*Work required*:
Starting with the first line below, extract each line through the one that contains "orange = '#ef8a62'", inclusive, excluding pictures.

*Given material*:
══════════

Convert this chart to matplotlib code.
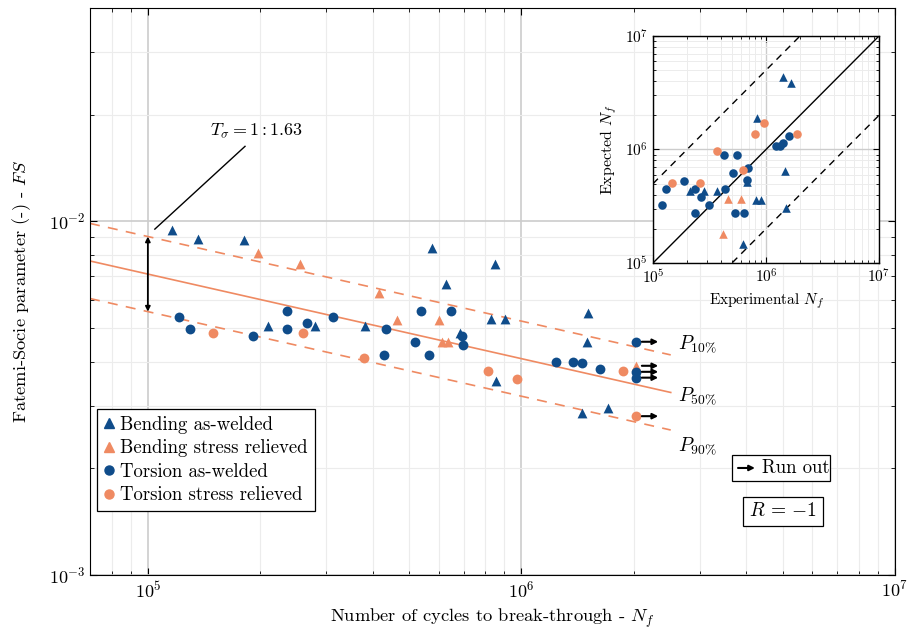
import numpy as np
import matplotlib
matplotlib.use('Agg')
import matplotlib.pyplot as plt
from matplotlib.lines import Line2D
from matplotlib.patches import Rectangle
from matplotlib.ticker import NullFormatter

plt.rcParams.update({'font.family': 'cmr10', 'mathtext.fontset': 'cm',
                     'axes.formatter.use_mathtext': True, 'font.size': 12,
                     'xtick.top': True, 'ytick.right': True,
                     'xtick.direction': 'in', 'ytick.direction': 'in'})

blue = '#0f4c8a'
orange = '#ef8a62'

#%%
""" test data: cycles to break-through and FS parameter """
bend_aw_N = [1.16e5, 1.36e5, 1.81e5, 2.10e5, 2.80e5, 3.82e5, 5.77e5, 6.29e5, 6.86e5,
             8.31e5, 8.52e5, 8.57e5, 9.06e5, 1.457e6, 1.50e6, 1.51e6, 1.71e6]
bend_aw_FS = [9.43e-3, 8.90e-3, 8.84e-3, 5.06e-3, 5.06e-3, 5.06e-3, 8.39e-3, 6.64e-3, 4.84e-3,
              5.30e-3, 7.56e-3, 3.54e-3, 5.30e-3, 2.86e-3, 4.56e-3, 5.51e-3, 2.97e-3]

bend_sr_N = [1.97e5, 2.56e5, 4.16e5, 4.65e5, 6.03e5, 6.14e5, 6.37e5, 2.02e6]
bend_sr_FS = [8.13e-3, 7.56e-3, 6.27e-3, 5.26e-3, 5.26e-3, 4.56e-3, 4.56e-3, 3.90e-3]

tors_aw_N = [1.21e5, 1.30e5, 1.91e5, 2.36e5, 2.36e5, 2.67e5, 3.13e5, 4.35e5, 4.29e5, 5.20e5,
             5.39e5, 5.67e5, 6.49e5, 6.95e5, 6.99e5, 1.234e6, 1.37e6, 1.449e6, 1.628e6,
             2.02e6, 2.02e6, 2.02e6]
tors_aw_FS = [5.37e-3, 4.96e-3, 4.74e-3, 5.58e-3, 4.96e-3, 5.16e-3, 5.37e-3, 4.96e-3, 4.19e-3, 4.56e-3,
              5.58e-3, 4.19e-3, 5.58e-3, 4.74e-3, 4.47e-3, 4.01e-3, 4.01e-3, 3.96e-3, 3.83e-3,
              4.56e-3, 3.75e-3, 3.61e-3]

tors_sr_N = [1.49e5, 2.60e5, 3.79e5, 8.16e5, 9.75e5, 1.866e6, 2.02e6]
tors_sr_FS = [4.84e-3, 4.84e-3, 4.11e-3, 3.78e-3, 3.59e-3, 3.78e-3, 2.81e-3]

# run outs (N, FS)
runout_N = [2.02e6, 2.02e6, 2.02e6, 2.02e6, 2.02e6]
runout_FS = [4.56e-3, 3.90e-3, 3.75e-3, 3.61e-3, 2.81e-3]

# fit: log10(FS) = a + b*log10(N), scatter band T_sigma
fit_a = -0.9548
fit_b = -0.239
T_sigma = 1.63
fit_Nrange = [7.0e4, 2.51e6]

# band labels
plabels = [r'$P_{10\%}$', r'$P_{50\%}$', r'$P_{90\%}$']
plabel_FS = [4.50e-3, 3.21e-3, 2.32e-3]

#%%
""" expected vs experimental life """
ex_bend_aw = [1.42e6, 1.68e6, 8.39e5, 6.84e5, 2.13e5, 2.80e5, 3.72e5, 8.11e5, 8.98e5, 1.48e6, 1.49e6, 6.22e5]
pr_bend_aw = [4.37e6, 3.82e6, 1.88e6, 5.19e5, 4.28e5, 4.28e5, 4.28e5, 3.62e5, 3.62e5, 6.49e5, 3.05e5, 1.46e5]
ex_bend_sr = [4.15e5, 4.59e5, 5.97e5]
pr_bend_sr = [1.81e5, 3.65e5, 3.65e5]
ex_tors_aw = [1.20e5, 1.31e5, 1.89e5, 2.37e5, 2.65e5, 2.35e5, 3.10e5, 4.28e5, 4.35e5, 5.15e5,
              5.58e5, 5.32e5, 6.44e5, 6.98e5, 6.84e5, 1.22e6, 1.33e6, 1.42e6, 1.61e6]
pr_tors_aw = [3.23e5, 4.47e5, 5.32e5, 4.50e5, 3.82e5, 2.78e5, 3.27e5, 8.91e5, 4.47e5, 6.26e5,
              8.91e5, 2.78e5, 2.78e5, 6.93e5, 5.43e5, 1.07e6, 1.07e6, 1.13e6, 1.31e6]
ex_tors_sr = [1.48e5, 2.58e5, 3.72e5, 6.22e5, 8.00e5, 9.60e5, 1.87e6]
pr_tors_sr = [5.05e5, 5.05e5, 9.73e5, 6.57e5, 1.36e6, 1.72e6, 1.36e6]
band_factor = 5

#%%
fig = plt.figure(figsize=(9.09, 6.29), dpi=100, facecolor='w')
ax = fig.add_axes([0.099, 0.0859, 0.8856, 0.9014])

ms = 50
ax.scatter(bend_aw_N, bend_aw_FS, marker='^', s=ms, color=blue, zorder=3, linewidths=0)
ax.scatter(bend_sr_N, bend_sr_FS, marker='^', s=ms, color=orange, zorder=3, linewidths=0)
ax.scatter(tors_aw_N, tors_aw_FS, marker='o', s=ms, color=blue, zorder=3, linewidths=0)
ax.scatter(tors_sr_N, tors_sr_FS, marker='o', s=ms, color=orange, zorder=3, linewidths=0)

for n, fs in zip(runout_N, runout_FS):
    ax.annotate('', xy=(n * 1.15, fs), xytext=(n * 1.04, fs),
                arrowprops=dict(arrowstyle='-|>', color='k', lw=1.5, mutation_scale=8,
                                shrinkA=0, shrinkB=0))

Nf = np.logspace(np.log10(fit_Nrange[0]), np.log10(fit_Nrange[1]), 50)
FS50 = 10 ** (fit_a + fit_b * np.log10(Nf))
band = np.sqrt(T_sigma)
ax.plot(Nf, FS50, color=orange, lw=1.2, zorder=2)
ax.plot(Nf, FS50 * band, color=orange, lw=1.2, ls=(0, (6, 5)), zorder=2)
ax.plot(Nf, FS50 / band, color=orange, lw=1.2, ls=(0, (6, 5)), zorder=2)

for lab, fs in zip(plabels, plabel_FS):
    ax.text(2.62e6, fs, lab, fontsize=14, va='center')

# T_sigma arrow
N0 = 1.0e5
fs0 = 10 ** (fit_a + fit_b * np.log10(N0))
ax.annotate('', xy=(N0, fs0 * band), xytext=(N0, fs0 / band),
            arrowprops=dict(arrowstyle='<|-|>', color='k', lw=1.3, mutation_scale=7,
                            shrinkA=0, shrinkB=0), zorder=4)
ax.plot([1.044e5, 1.82e5], [9.49e-3, 1.626e-2], color='k', lw=1)
ax.text(1.47e5, 1.80e-2, r'$T_\sigma = 1:1.63$', fontsize=13, va='center')

ax.set_xscale('log')
ax.set_yscale('log')
ax.set_xlim(7.0e4, 1e7)
ax.set_ylim(1e-3, 4e-2)
ax.xaxis.set_minor_formatter(NullFormatter())
ax.yaxis.set_minor_formatter(NullFormatter())
ax.grid(which='major', color='#cccccc', lw=1.2)
ax.grid(which='minor', color='#ececec', lw=0.8)
ax.set_axisbelow(True)
ax.tick_params(which='major', length=5, labelsize=13)
ax.tick_params(which='minor', length=3)
ax.set_xlabel(r'Number of cycles to break-through - $N_f$', fontsize=13.3)
ax.set_ylabel(r'Fatemi-Socie parameter (-) - $FS$', fontsize=13.3)
ax.yaxis.set_label_coords(-0.071, 0.5)

handles = [Line2D([], [], ls='', marker='^', ms=6.5, color=blue),
           Line2D([], [], ls='', marker='^', ms=6.5, color=orange),
           Line2D([], [], ls='', marker='o', ms=6.5, color=blue),
           Line2D([], [], ls='', marker='o', ms=6.5, color=orange)]
labels = ['Bending as-welded', 'Bending stress relieved', 'Torsion as-welded', 'Torsion stress relieved']
leg = ax.legend(handles, labels, loc='upper left', bbox_to_anchor=(0.0087, 0.2928), borderaxespad=0,
                fontsize=13.5, handlelength=0.6, handletextpad=0.3, labelspacing=0.3,
                borderpad=0.35, fancybox=False, framealpha=1, edgecolor='k')
leg.get_frame().set_linewidth(0.9)

# run out box
ax.add_patch(Rectangle((0.7975, 0.1658), 0.1217, 0.0459, transform=ax.transAxes,
                       fill=True, facecolor='w', edgecolor='k', lw=0.9, zorder=5))
ax.annotate('', xy=(0.826, 0.1887), xytext=(0.805, 0.1887), xycoords='axes fraction',
            arrowprops=dict(arrowstyle='-|>', color='k', lw=1.5, mutation_scale=8,
                            shrinkA=0, shrinkB=0), zorder=6)
ax.text(0.835, 0.1887, 'Run out', transform=ax.transAxes, va='center', fontsize=13.5, zorder=6)
ax.text(0.861, 0.112, r'$R$ = $-1$', transform=ax.transAxes, va='center', ha='center', fontsize=14,
        bbox=dict(boxstyle='square,pad=0.3', fc='w', ec='k', lw=0.9))

#%%
""" inset: expected vs experimental """
ins = fig.add_axes([0.7184, 0.5819, 0.2486, 0.3609], facecolor='w')
ims = 38
ins.scatter(ex_bend_aw, pr_bend_aw, marker='^', s=ims, color=blue, zorder=3, linewidths=0)
ins.scatter(ex_bend_sr, pr_bend_sr, marker='^', s=ims, color=orange, zorder=3, linewidths=0)
ins.scatter(ex_tors_aw, pr_tors_aw, marker='o', s=ims, color=blue, zorder=3, linewidths=0)
ins.scatter(ex_tors_sr, pr_tors_sr, marker='o', s=ims, color=orange, zorder=3, linewidths=0)
xx = np.array([1e5, 1e7])
ins.plot(xx, xx, color='k', lw=1)
ins.plot(xx, xx * band_factor, color='k', lw=1, ls=(0, (5, 4)))
ins.plot(xx, xx / band_factor, color='k', lw=1, ls=(0, (5, 4)))
ins.set_xscale('log')
ins.set_yscale('log')
ins.set_xlim(1e5, 1e7)
ins.set_ylim(1e5, 1e7)
ins.xaxis.set_minor_formatter(NullFormatter())
ins.yaxis.set_minor_formatter(NullFormatter())
ins.grid(which='major', color='#cccccc', lw=1)
ins.grid(which='minor', color='#ececec', lw=0.7)
ins.set_axisbelow(True)
ins.tick_params(which='major', length=4, labelsize=11)
ins.tick_params(which='minor', length=2.5)
ins.set_xlabel(r'Experimental $N_f$', fontsize=11)
ins.set_ylabel(r'Expected $N_f$', fontsize=11.5)
for s in ins.spines.values():
    s.set_linewidth(1)

plt.savefig('out.png', dpi=100)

══════════

*Task result*:
Convert this chart to matplotlib code.
import numpy as np
import matplotlib
matplotlib.use('Agg')
import matplotlib.pyplot as plt
from matplotlib.lines import Line2D
from matplotlib.patches import Rectangle
from matplotlib.ticker import NullFormatter

plt.rcParams.update({'font.family': 'cmr10', 'mathtext.fontset': 'cm',
                     'axes.formatter.use_mathtext': True, 'font.size': 12,
                     'xtick.top': True, 'ytick.right': True,
                     'xtick.direction': 'in', 'ytick.direction': 'in'})

blue = '#0f4c8a'
orange = '#ef8a62'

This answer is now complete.